_Exercise instructions_
Copy the data precisely, character for character, and leave out every picture.

_Data excerpt_
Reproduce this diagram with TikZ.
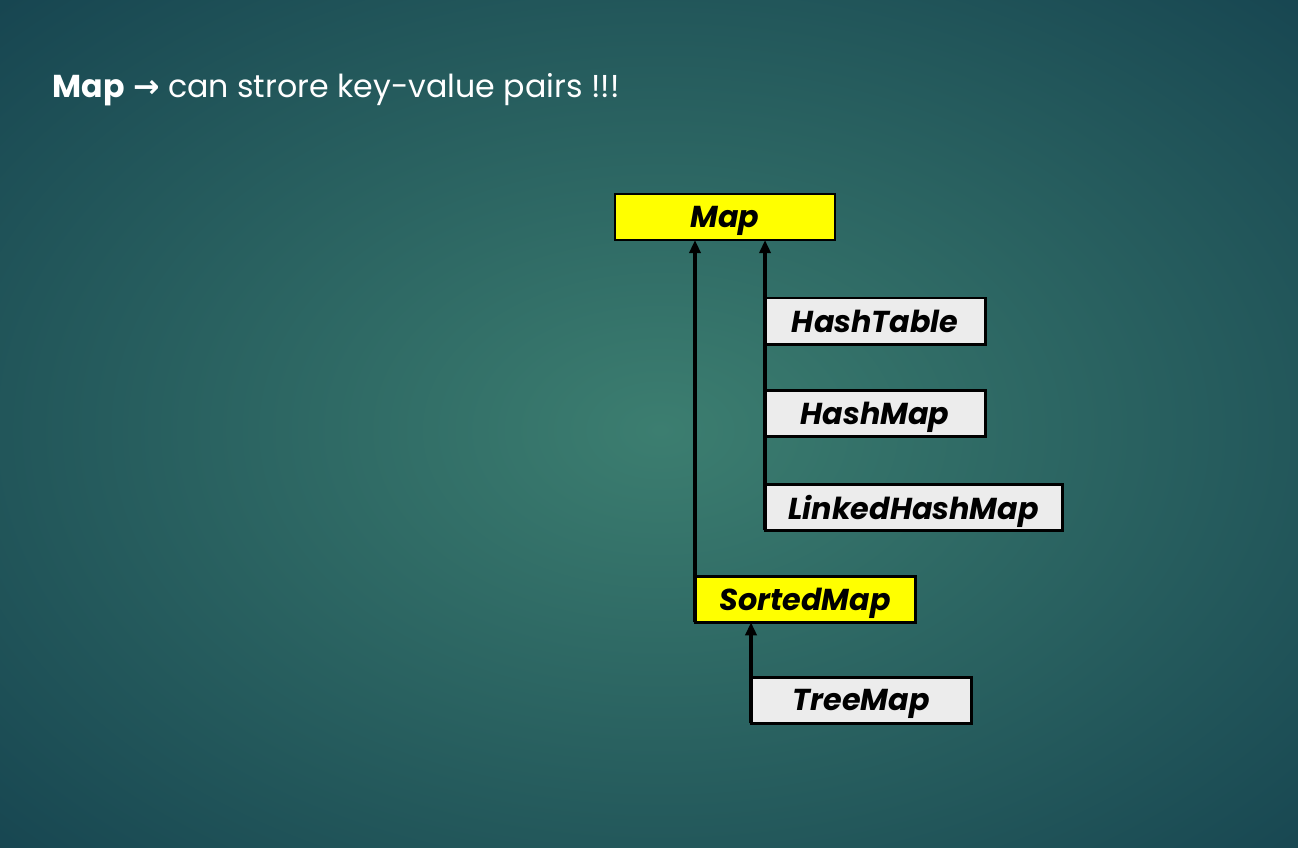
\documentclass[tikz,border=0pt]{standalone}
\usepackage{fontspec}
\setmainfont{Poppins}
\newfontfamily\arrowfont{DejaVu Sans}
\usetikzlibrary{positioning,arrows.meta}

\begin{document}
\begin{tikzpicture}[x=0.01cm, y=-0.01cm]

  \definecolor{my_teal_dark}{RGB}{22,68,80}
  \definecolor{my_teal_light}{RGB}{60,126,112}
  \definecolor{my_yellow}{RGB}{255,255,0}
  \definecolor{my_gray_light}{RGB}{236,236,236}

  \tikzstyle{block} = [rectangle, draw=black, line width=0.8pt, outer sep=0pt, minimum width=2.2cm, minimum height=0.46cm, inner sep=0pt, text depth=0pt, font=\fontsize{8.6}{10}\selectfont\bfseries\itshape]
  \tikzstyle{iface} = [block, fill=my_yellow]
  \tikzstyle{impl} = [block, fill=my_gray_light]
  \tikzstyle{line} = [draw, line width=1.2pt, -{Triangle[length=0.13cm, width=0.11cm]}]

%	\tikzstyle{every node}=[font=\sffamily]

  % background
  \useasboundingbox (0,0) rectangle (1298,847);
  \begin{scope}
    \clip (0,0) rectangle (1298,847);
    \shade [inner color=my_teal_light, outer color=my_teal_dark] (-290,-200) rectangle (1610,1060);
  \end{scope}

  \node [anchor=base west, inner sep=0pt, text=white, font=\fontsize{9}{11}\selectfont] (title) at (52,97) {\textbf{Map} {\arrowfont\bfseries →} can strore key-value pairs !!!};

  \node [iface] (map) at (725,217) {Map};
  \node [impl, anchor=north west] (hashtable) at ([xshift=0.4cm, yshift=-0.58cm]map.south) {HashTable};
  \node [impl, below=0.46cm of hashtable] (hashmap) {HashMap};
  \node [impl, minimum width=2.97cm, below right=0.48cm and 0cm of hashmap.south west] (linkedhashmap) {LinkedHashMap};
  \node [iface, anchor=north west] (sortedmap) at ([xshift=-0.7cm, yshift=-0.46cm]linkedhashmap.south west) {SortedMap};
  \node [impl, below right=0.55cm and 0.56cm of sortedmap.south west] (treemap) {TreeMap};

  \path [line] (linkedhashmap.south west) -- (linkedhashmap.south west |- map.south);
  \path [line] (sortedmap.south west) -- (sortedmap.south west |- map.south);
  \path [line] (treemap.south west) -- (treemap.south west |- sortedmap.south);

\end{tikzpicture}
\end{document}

_Finished answer_
Reproduce this diagram with TikZ.
\documentclass[tikz,border=0pt]{standalone}
\usepackage{fontspec}
\setmainfont{Poppins}
\newfontfamily\arrowfont{DejaVu Sans}
\usetikzlibrary{positioning,arrows.meta}

\begin{document}
\begin{tikzpicture}[x=0.01cm, y=-0.01cm]

  \definecolor{my_teal_dark}{RGB}{22,68,80}
  \definecolor{my_teal_light}{RGB}{60,126,112}
  \definecolor{my_yellow}{RGB}{255,255,0}
  \definecolor{my_gray_light}{RGB}{236,236,236}

  \tikzstyle{block} = [rectangle, draw=black, line width=0.8pt, outer sep=0pt, minimum width=2.2cm, minimum height=0.46cm, inner sep=0pt, text depth=0pt, font=\fontsize{8.6}{10}\selectfont\bfseries\itshape]
  \tikzstyle{iface} = [block, fill=my_yellow]
  \tikzstyle{impl} = [block, fill=my_gray_light]
  \tikzstyle{line} = [draw, line width=1.2pt, -{Triangle[length=0.13cm, width=0.11cm]}]

%	\tikzstyle{every node}=[font=\sffamily]

  % background
  \useasboundingbox (0,0) rectangle (1298,847);
  \begin{scope}
    \clip (0,0) rectangle (1298,847);
    \shade [inner color=my_teal_light, outer color=my_teal_dark] (-290,-200) rectangle (1610,1060);
  \end{scope}

  \node [anchor=base west, inner sep=0pt, text=white, font=\fontsize{9}{11}\selectfont] (title) at (52,97) {\textbf{Map} {\arrowfont\bfseries →} can strore key-value pairs !!!};

  \node [iface] (map) at (725,217) {Map};
  \node [impl, anchor=north west] (hashtable) at ([xshift=0.4cm, yshift=-0.58cm]map.south) {HashTable};
  \node [impl, below=0.46cm of hashtable] (hashmap) {HashMap};
  \node [impl, minimum width=2.97cm, below right=0.48cm and 0cm of hashmap.south west] (linkedhashmap) {LinkedHashMap};
  \node [iface, anchor=north west] (sortedmap) at ([xshift=-0.7cm, yshift=-0.46cm]linkedhashmap.south west) {SortedMap};
  \node [impl, below right=0.55cm and 0.56cm of sortedmap.south west] (treemap) {TreeMap};

  \path [line] (linkedhashmap.south west) -- (linkedhashmap.south west |- map.south);
  \path [line] (sortedmap.south west) -- (sortedmap.south west |- map.south);
  \path [line] (treemap.south west) -- (treemap.south west |- sortedmap.south);

\end{tikzpicture}
\end{document}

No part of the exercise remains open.